Fairies: A Dangerous History
by Richard Sugg,
Reaktion Books, 279pp, £9.99/$16.95
Do you believe in fairies? Many of us would say no, then perhaps sigh and say, “But I wish…” Richard Sugg’s book provides dozens of stories of people encountering fairies, or at least accepting their existence as a given. A good number of the accounts are from Ireland, but others are from Cornwall, Wales and Scotland. Many are from the 18th and 19th centuries, but a few are from the 20th.
“Once, people really believed in fairies,” Sugg writes. “By the close of chapter three you should be able to see why, and you should … then find that fairies never look the same to you again.” And that’s because fairies, in folk memory and folklore, aren’t little gossamer-winged creatures dancing prettily in a meadow. Fairies may, on occasion, decide to be helpful to humans; but they have their own agenda. If you cross them, you can be sure they’ll let you know. There are numerous stories here of someone starting to build a house across a fairy path, only to have the foundations collapse over and over again.

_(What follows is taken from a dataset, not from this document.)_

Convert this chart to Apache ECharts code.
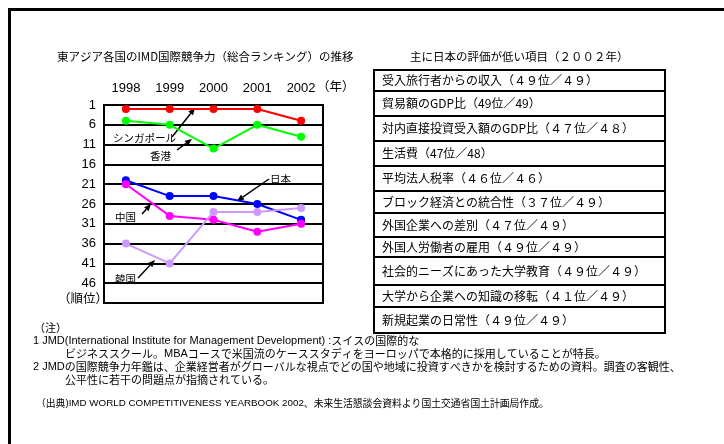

Some stories are positive: people seeing or hearing fairies dancing, sometimes describing them in some detail. But others deal with changelings – or rather with the sometimes dreadful result of the belief in changelings: babies put out to die, because the parents have become convinced they’re not their own baby; a woman being beaten to death by her husband because someone has told him she’s a fairy substitute.
What are fairies and where do they come from? One interesting (though as Sugg says, heretical) belief is that “the less guilty of the fallen angels had been cast into earth, air and water as nymphs, fairies, goblins, satyrs and fauns”.
The second half of the book looks at fairies in literature and art: Shakespeare, Keats, Peter Pan, the paintings of Richard Dadd and others – and the famous hoax of the Cottingley fairy photographs, championed by, among others, Sir Arthur Conan Doyle who, surprisingly, appears to have believed in fairies.